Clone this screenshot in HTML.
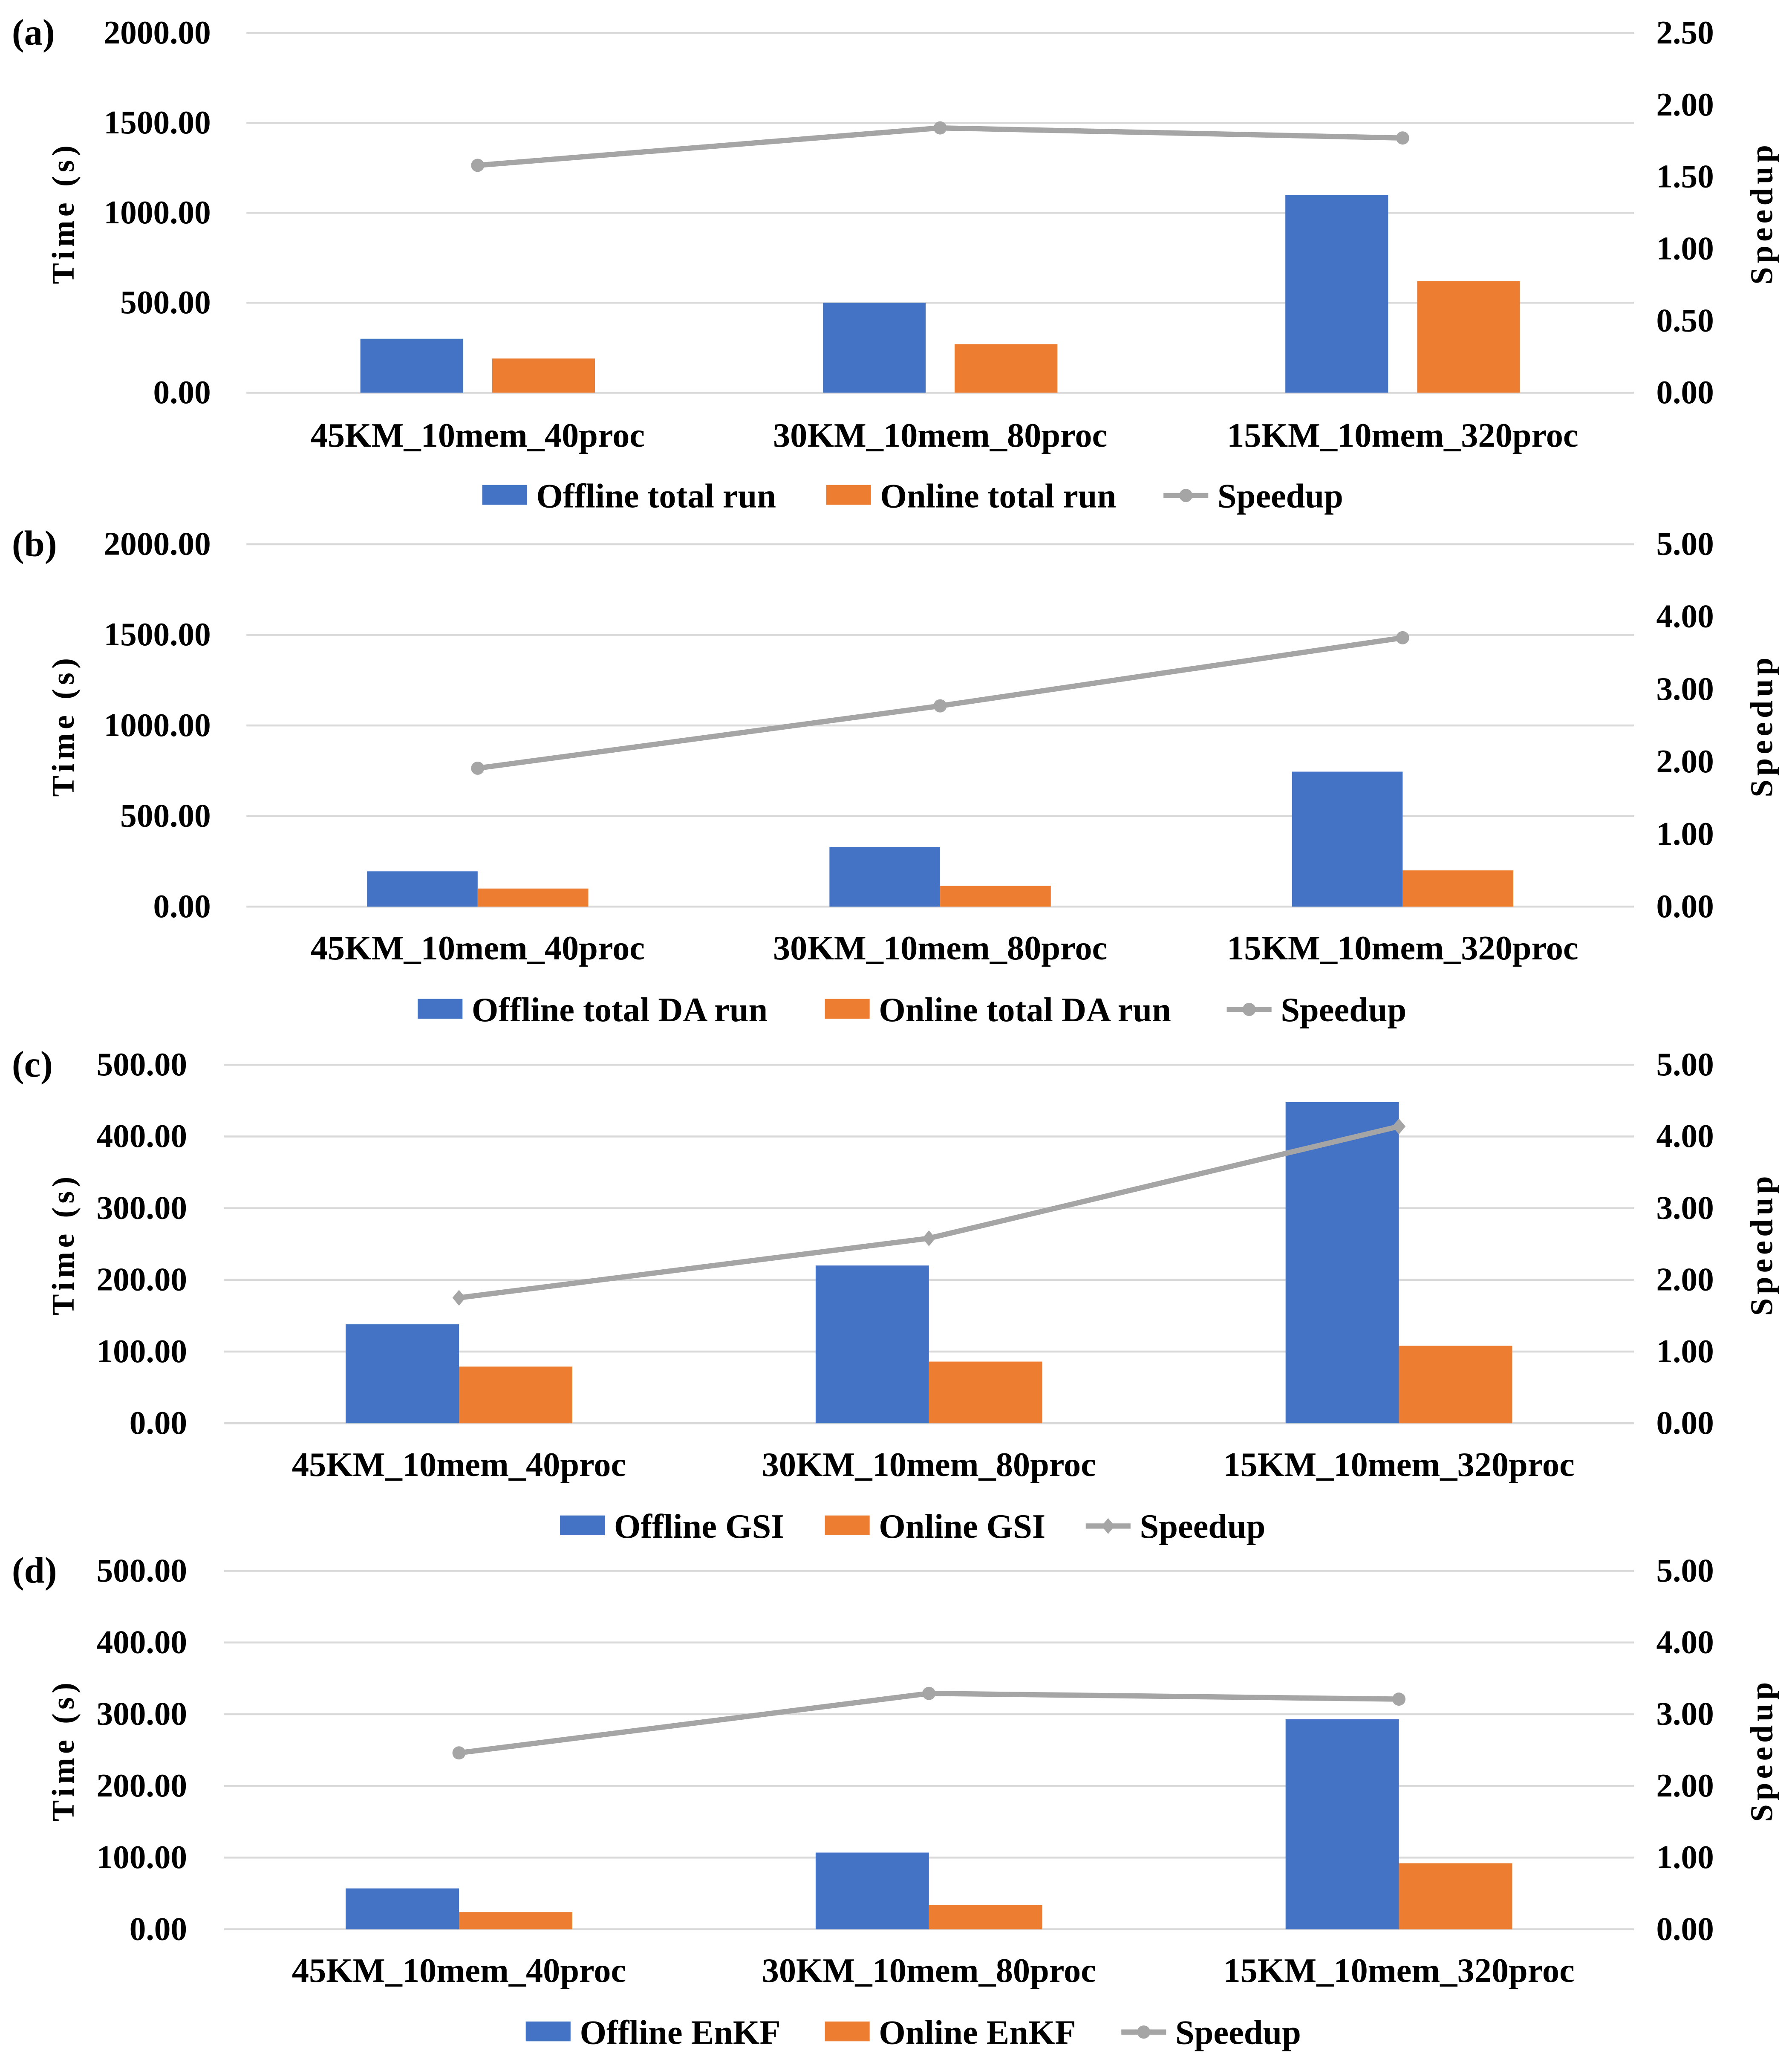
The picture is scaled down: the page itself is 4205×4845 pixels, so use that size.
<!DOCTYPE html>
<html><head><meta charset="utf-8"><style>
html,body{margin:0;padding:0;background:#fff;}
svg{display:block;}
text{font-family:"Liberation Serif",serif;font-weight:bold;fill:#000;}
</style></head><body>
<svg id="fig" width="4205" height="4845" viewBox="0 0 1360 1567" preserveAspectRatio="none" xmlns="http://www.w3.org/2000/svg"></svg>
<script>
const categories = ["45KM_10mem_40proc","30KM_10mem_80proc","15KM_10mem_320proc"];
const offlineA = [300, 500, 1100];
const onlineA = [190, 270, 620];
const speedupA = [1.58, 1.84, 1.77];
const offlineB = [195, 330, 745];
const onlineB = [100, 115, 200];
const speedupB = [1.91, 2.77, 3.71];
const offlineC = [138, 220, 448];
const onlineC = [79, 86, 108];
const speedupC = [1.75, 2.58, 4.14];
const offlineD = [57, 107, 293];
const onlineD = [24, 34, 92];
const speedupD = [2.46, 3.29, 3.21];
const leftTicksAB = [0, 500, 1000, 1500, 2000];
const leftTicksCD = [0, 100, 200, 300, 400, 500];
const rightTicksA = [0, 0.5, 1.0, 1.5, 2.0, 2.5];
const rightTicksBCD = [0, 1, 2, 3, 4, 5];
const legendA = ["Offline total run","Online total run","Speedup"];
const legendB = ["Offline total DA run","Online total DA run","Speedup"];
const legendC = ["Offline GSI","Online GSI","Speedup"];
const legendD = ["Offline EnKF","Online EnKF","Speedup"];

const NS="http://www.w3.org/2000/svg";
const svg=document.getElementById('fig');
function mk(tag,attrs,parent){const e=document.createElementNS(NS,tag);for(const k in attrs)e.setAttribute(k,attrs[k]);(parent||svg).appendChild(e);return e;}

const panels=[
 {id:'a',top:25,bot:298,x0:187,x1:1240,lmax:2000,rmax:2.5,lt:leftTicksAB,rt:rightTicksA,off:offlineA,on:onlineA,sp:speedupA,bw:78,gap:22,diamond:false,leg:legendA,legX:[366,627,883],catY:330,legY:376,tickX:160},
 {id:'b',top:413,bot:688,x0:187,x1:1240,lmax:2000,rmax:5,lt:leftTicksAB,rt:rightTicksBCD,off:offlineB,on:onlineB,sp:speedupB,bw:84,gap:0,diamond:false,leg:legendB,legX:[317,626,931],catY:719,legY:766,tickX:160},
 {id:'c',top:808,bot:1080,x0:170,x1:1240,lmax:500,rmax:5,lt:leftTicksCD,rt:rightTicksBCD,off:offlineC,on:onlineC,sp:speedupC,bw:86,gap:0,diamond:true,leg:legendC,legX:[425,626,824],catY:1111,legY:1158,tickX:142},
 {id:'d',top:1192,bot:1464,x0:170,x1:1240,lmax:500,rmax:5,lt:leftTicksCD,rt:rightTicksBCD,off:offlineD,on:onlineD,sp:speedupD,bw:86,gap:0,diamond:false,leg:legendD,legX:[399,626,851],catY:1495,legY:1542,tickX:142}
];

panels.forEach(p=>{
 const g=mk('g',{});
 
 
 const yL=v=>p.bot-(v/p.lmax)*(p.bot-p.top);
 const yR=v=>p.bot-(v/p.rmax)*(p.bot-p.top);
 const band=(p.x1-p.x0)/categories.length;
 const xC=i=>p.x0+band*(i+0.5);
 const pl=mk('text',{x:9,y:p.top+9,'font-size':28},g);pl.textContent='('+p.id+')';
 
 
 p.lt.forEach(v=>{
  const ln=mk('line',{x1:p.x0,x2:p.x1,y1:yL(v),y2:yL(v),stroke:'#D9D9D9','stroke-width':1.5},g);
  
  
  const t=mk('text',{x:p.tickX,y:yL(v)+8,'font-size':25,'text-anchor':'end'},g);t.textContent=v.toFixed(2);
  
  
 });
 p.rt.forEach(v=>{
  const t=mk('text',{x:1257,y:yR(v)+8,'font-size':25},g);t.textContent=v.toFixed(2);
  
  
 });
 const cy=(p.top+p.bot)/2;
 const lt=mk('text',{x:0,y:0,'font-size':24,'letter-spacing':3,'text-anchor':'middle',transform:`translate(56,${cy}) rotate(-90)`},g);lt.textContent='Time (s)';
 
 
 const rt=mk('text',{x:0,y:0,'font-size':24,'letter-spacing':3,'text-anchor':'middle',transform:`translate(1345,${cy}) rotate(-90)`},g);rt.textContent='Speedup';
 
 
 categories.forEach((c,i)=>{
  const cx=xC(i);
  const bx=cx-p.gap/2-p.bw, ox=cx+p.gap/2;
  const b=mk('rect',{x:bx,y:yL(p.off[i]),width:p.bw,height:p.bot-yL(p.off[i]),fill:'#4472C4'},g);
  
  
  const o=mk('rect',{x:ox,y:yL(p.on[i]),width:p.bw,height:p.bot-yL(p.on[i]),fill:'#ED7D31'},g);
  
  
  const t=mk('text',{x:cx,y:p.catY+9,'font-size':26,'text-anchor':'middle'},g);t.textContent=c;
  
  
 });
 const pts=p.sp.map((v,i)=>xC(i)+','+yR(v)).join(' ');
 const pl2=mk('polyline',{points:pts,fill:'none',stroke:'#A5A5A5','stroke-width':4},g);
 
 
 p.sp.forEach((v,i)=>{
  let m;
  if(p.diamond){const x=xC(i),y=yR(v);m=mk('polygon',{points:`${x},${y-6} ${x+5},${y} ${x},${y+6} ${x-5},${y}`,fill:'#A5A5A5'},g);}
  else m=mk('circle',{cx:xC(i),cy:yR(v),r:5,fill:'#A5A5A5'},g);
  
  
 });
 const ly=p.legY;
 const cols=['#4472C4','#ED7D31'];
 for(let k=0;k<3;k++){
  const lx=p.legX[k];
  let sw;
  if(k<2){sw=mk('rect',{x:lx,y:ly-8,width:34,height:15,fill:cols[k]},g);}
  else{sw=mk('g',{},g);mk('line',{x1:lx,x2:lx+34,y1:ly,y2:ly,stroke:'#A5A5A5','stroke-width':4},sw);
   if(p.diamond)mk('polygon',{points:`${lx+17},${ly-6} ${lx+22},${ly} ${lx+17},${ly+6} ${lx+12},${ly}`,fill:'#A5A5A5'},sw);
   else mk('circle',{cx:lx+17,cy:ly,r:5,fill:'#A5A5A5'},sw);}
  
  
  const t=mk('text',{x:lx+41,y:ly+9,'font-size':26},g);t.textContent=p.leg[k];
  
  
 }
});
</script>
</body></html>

## Job:
Exactly reproduce the run of lines from the start of the listing through the line with "e=document.createElementNS(NS,tag);for(const k in", inclusive; pictures are not copied.

## The answer:
Clone this screenshot in HTML.
The picture is scaled down: the page itself is 4205×4845 pixels, so use that size.
<!DOCTYPE html>
<html><head><meta charset="utf-8"><style>
html,body{margin:0;padding:0;background:#fff;}
svg{display:block;}
text{font-family:"Liberation Serif",serif;font-weight:bold;fill:#000;}
</style></head><body>
<svg id="fig" width="4205" height="4845" viewBox="0 0 1360 1567" preserveAspectRatio="none" xmlns="http://www.w3.org/2000/svg"></svg>
<script>
const categories = ["45KM_10mem_40proc","30KM_10mem_80proc","15KM_10mem_320proc"];
const offlineA = [300, 500, 1100];
const onlineA = [190, 270, 620];
const speedupA = [1.58, 1.84, 1.77];
const offlineB = [195, 330, 745];
const onlineB = [100, 115, 200];
const speedupB = [1.91, 2.77, 3.71];
const offlineC = [138, 220, 448];
const onlineC = [79, 86, 108];
const speedupC = [1.75, 2.58, 4.14];
const offlineD = [57, 107, 293];
const onlineD = [24, 34, 92];
const speedupD = [2.46, 3.29, 3.21];
const leftTicksAB = [0, 500, 1000, 1500, 2000];
const leftTicksCD = [0, 100, 200, 300, 400, 500];
const rightTicksA = [0, 0.5, 1.0, 1.5, 2.0, 2.5];
const rightTicksBCD = [0, 1, 2, 3, 4, 5];
const legendA = ["Offline total run","Online total run","Speedup"];
const legendB = ["Offline total DA run","Online total DA run","Speedup"];
const legendC = ["Offline GSI","Online GSI","Speedup"];
const legendD = ["Offline EnKF","Online EnKF","Speedup"];

const NS="http://www.w3.org/2000/svg";
const svg=document.getElementById('fig');
function mk(tag,attrs,parent){const e=document.createElementNS(NS,tag);for(const k in attrs)e.setAttribute(k,attrs[k]);(parent||svg).appendChild(e);return e;}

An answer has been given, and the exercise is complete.